SUPPLIED DATA
☆ ☆ ☆ ☆

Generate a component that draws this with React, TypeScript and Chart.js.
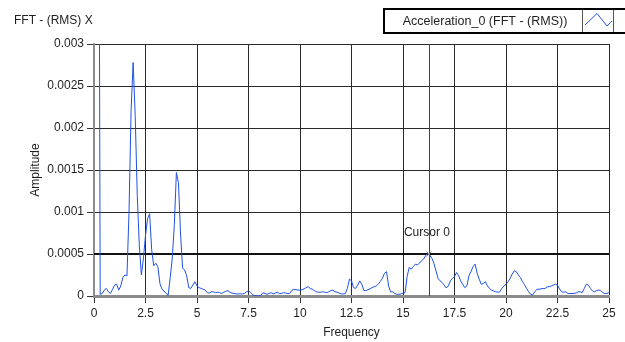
import { useEffect, useRef } from 'react';
import { Chart, registerables } from 'chart.js';

Chart.register(...registerables);

const CHART_TITLE = 'FFT - (RMS) X';
const SERIES_NAME = 'Acceleration_0 (FFT - (RMS))';
const X_TITLE = 'Frequency';
const Y_TITLE = 'Amplitude';

// frequency resolution of the spectrum (Hz)
const FREQ_STEP = 0.1;
// amplitude values in units of 1e-3, one row per Hz (0.0 .. 25.0 Hz)
const AMPLITUDE_E3 = [
  12, 20, 9, 0.02, 0.03, 0.07, 0.09, 0.05, 0.03, 0.08,
  0.13, 0.14, 0.07, 0.12, 0.22, 0.25, 0.24, 1.0, 2.2, 2.78,
  2.15, 1.2, 0.6, 0.25, 0.45, 0.72, 0.92, 0.98, 0.55, 0.36,
  0.39, 0.35, 0.15, 0.08, 0.06, 0.03, 0.01, 0.22, 0.45, 0.85,
  1.47, 1.35, 0.75, 0.33, 0.31, 0.24, 0.1, 0.09, 0.13, 0.17,
  0.12, 0.1, 0.09, 0.08, 0.07, 0.04, 0.035, 0.05, 0.05, 0.04,
  0.045, 0.04, 0.03, 0.045, 0.055, 0.065, 0.045, 0.035, 0.03, 0.025,
  0.025, 0.025, 0.025, 0.03, 0.05, 0.06, 0.045, 0.015, 0.005, 0.005,
  0, 0.01, 0.04, 0.03, 0.02, 0.03, 0.04, 0.025, 0.035, 0.045,
  0.03, 0.03, 0.04, 0.035, 0.03, 0.03, 0.065, 0.08, 0.075, 0.07,
  0.07, 0.075, 0.085, 0.1, 0.11, 0.09, 0.08, 0.065, 0.05, 0.045,
  0.045, 0.05, 0.045, 0.04, 0.05, 0.065, 0.07, 0.05, 0.045, 0.035,
  0.025, 0.025, 0.03, 0.09, 0.2, 0.18, 0.1, 0.09, 0.13, 0.18,
  0.14, 0.065, 0.065, 0.075, 0.085, 0.1, 0.11, 0.12, 0.14, 0.175,
  0.21, 0.27, 0.29, 0.12, 0.05, 0.05, 0.03, 0.02, 0.02, 0.025,
  0.03, 0.04, 0.23, 0.34, 0.32, 0.35, 0.38, 0.37, 0.39, 0.42,
  0.44, 0.48, 0.51, 0.48, 0.45, 0.39, 0.3, 0.21, 0.18, 0.16,
  0.13, 0.095, 0.12, 0.18, 0.21, 0.23, 0.28, 0.24, 0.18, 0.14,
  0.1, 0.12, 0.24, 0.29, 0.35, 0.38, 0.27, 0.2, 0.14, 0.15,
  0.17, 0.12, 0.09, 0.07, 0.06, 0.05, 0.045, 0.05, 0.09, 0.12,
  0.14, 0.17, 0.21, 0.26, 0.3, 0.29, 0.25, 0.22, 0.17, 0.135,
  0.09, 0.05, 0.02, 0.015, 0.05, 0.08, 0.08, 0.085, 0.09, 0.09,
  0.11, 0.11, 0.12, 0.13, 0.14, 0.13, 0.085, 0.05, 0.045, 0.05,
  0.03, 0.03, 0.03, 0.03, 0.035, 0.05, 0.05, 0.04, 0.09, 0.14,
  0.13, 0.09, 0.06, 0.05, 0.065, 0.07, 0.065, 0.04, 0.03, 0.03,
  0.04,
];

const X_TICKS = [0, 2.5, 5, 7.5, 10, 12.5, 15, 17.5, 20, 22.5, 25];
const X_TICK_LABELS = ['0', '2.5', '5', '7.5', '10', '12.5', '15', '17.5', '20', '22.5', '25'];
const Y_TICKS = [0, 0.0005, 0.001, 0.0015, 0.002, 0.0025, 0.003];
const Y_TICK_LABELS = ['0', '0.0005', '0.001', '0.0015', '0.002', '0.0025', '0.003'];

const CURSOR_NAME = 'Cursor 0';
const CURSOR_X = 16.26;
const CURSOR_Y = 0.0005;

const FONT = '"Liberation Sans", Arial, sans-serif';
const TEXT_COLOR = '#1e1e1e';
const LINE_COLOR = '#1f52e4';
const GRID_COLOR = '#2a2a2a';

const decorPlugin = {
  id: 'decor',
  beforeDraw(chart: any) {
    const { ctx, width, height } = chart;
    ctx.save();
    ctx.fillStyle = '#ffffff';
    ctx.fillRect(0, 0, width, height);
    ctx.restore();
  },
  beforeDatasetsDraw(chart: any) {
    const { ctx, chartArea, scales } = chart;
    const cx = Math.round(scales.x.getPixelForValue(CURSOR_X)) + 0.5;
    const cy = Math.round(scales.y.getPixelForValue(CURSOR_Y));
    ctx.save();
    ctx.strokeStyle = '#444';
    ctx.lineWidth = 1;
    ctx.beginPath();
    ctx.moveTo(cx, chartArea.top);
    ctx.lineTo(cx, chartArea.bottom);
    ctx.stroke();
    ctx.strokeStyle = '#111';
    ctx.lineWidth = 2;
    ctx.beginPath();
    ctx.moveTo(chartArea.left, cy);
    ctx.lineTo(chartArea.right, cy);
    ctx.stroke();
    ctx.restore();
  },
  afterDraw(chart: any) {
    const { ctx, scales } = chart;
    ctx.save();
    // title
    ctx.font = `12px ${FONT}`;
    ctx.fillStyle = TEXT_COLOR;
    ctx.textAlign = 'left';
    ctx.textBaseline = 'middle';
    ctx.fillText(CHART_TITLE, 14, 21);

    // legend box
    ctx.strokeStyle = '#000';
    ctx.lineWidth = 2;
    ctx.strokeRect(384, 9, 260, 24);
    ctx.lineWidth = 1;
    ctx.strokeStyle = '#555';
    ctx.beginPath();
    ctx.moveTo(582.5, 10);
    ctx.lineTo(582.5, 32);
    ctx.moveTo(613.5, 10);
    ctx.lineTo(613.5, 32);
    ctx.stroke();
    ctx.font = `12.5px ${FONT}`;
    ctx.fillStyle = TEXT_COLOR;
    ctx.textAlign = 'center';
    ctx.fillText(SERIES_NAME, 485, 21.5);
    ctx.strokeStyle = LINE_COLOR;
    ctx.beginPath();
    ctx.moveTo(585, 25);
    ctx.lineTo(597, 13.5);
    ctx.lineTo(607, 26);
    ctx.lineTo(612, 21);
    ctx.stroke();

    // cursor marker + label
    const cx = scales.x.getPixelForValue(CURSOR_X);
    const cy = scales.y.getPixelForValue(CURSOR_Y);
    ctx.strokeStyle = '#888';
    ctx.lineWidth = 1;
    ctx.beginPath();
    ctx.moveTo(cx - 2.5, cy - 2.5);
    ctx.lineTo(cx + 2.5, cy + 2.5);
    ctx.moveTo(cx + 2.5, cy - 2.5);
    ctx.lineTo(cx - 2.5, cy + 2.5);
    ctx.stroke();
    ctx.font = `12px ${FONT}`;
    ctx.fillStyle = TEXT_COLOR;
    ctx.textAlign = 'center';
    ctx.fillText(CURSOR_NAME, cx - 2, cy - 21);
    ctx.restore();
  },
};

export default function App() {
  const canvasRef = useRef<HTMLCanvasElement | null>(null);

  useEffect(() => {
    const canvas = canvasRef.current;
    if (!canvas) return;
    const points = AMPLITUDE_E3.map((a, i) => ({
      x: Math.round(i * FREQ_STEP * 100) / 100,
      y: a / 1000,
    }));

    const chart = new Chart(canvas, {
      type: 'line',
      data: {
        datasets: [
          {
            label: SERIES_NAME,
            data: points,
            borderColor: LINE_COLOR,
            borderWidth: 1,
            pointRadius: 0,
            tension: 0,
            fill: false,
          },
        ],
      },
      options: {
        responsive: false,
        animation: false,
        devicePixelRatio: 1,
        layout: { padding: { left: 0, top: 44, right: 16, bottom: 0 } },
        plugins: {
          legend: { display: false },
          title: { display: false },
          tooltip: { enabled: false },
        },
        scales: {
          x: {
            type: 'linear',
            min: 0,
            max: 25,
            afterBuildTicks: (s: any) => {
              s.ticks = X_TICKS.map((v) => ({ value: v }));
            },
            afterFit: (s: any) => {
              s.height = 46;
            },
            ticks: {
              autoSkip: false,
              maxRotation: 0,
              padding: 3,
              color: TEXT_COLOR,
              font: { family: FONT, size: 12 },
              callback: (_v: any, i: number) => X_TICK_LABELS[i],
            },
            grid: { color: GRID_COLOR, lineWidth: 1, tickLength: 7, tickColor: '#333' },
            border: { display: true, color: '#8c8c8c', width: 3 },
            title: {
              display: true,
              text: X_TITLE,
              color: TEXT_COLOR,
              font: { family: FONT, size: 12 },
              padding: { top: 0, bottom: 2 },
            },
          },
          y: {
            type: 'linear',
            min: 0,
            max: 0.003,
            afterBuildTicks: (s: any) => {
              s.ticks = Y_TICKS.map((v) => ({ value: v }));
            },
            afterFit: (s: any) => {
              s.width = 94;
            },
            ticks: {
              padding: 3,
              color: TEXT_COLOR,
              font: { family: FONT, size: 12 },
              callback: (_v: any, i: number) => Y_TICK_LABELS[i],
            },
            grid: { color: GRID_COLOR, lineWidth: 1, tickLength: 7, tickColor: '#333' },
            border: { display: true, color: '#8c8c8c', width: 2 },
            title: {
              display: true,
              text: Y_TITLE,
              color: TEXT_COLOR,
              font: { family: FONT, size: 12 },
              padding: { top: 28, bottom: 0 },
            },
          },
        },
      },
      plugins: [decorPlugin],
    });
    return () => chart.destroy();
  }, []);

  return (
    <div style={{ position: 'absolute', left: 0, top: 0, width: 625, height: 342, background: '#fff' }}>
      <canvas ref={canvasRef} width={625} height={342} style={{ display: 'block' }} />
    </div>
  );
}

☆ ☆ ☆ ☆

EXERCISE OBJECTIVE
Pictures stay out. Print the data exactly, from its first line through the line containing "const Y_TITLE = 'Amplitude';".

PROBLEM SOLUTION
Generate a component that draws this with React, TypeScript and Chart.js.
import { useEffect, useRef } from 'react';
import { Chart, registerables } from 'chart.js';

Chart.register(...registerables);

const CHART_TITLE = 'FFT - (RMS) X';
const SERIES_NAME = 'Acceleration_0 (FFT - (RMS))';
const X_TITLE = 'Frequency';
const Y_TITLE = 'Amplitude';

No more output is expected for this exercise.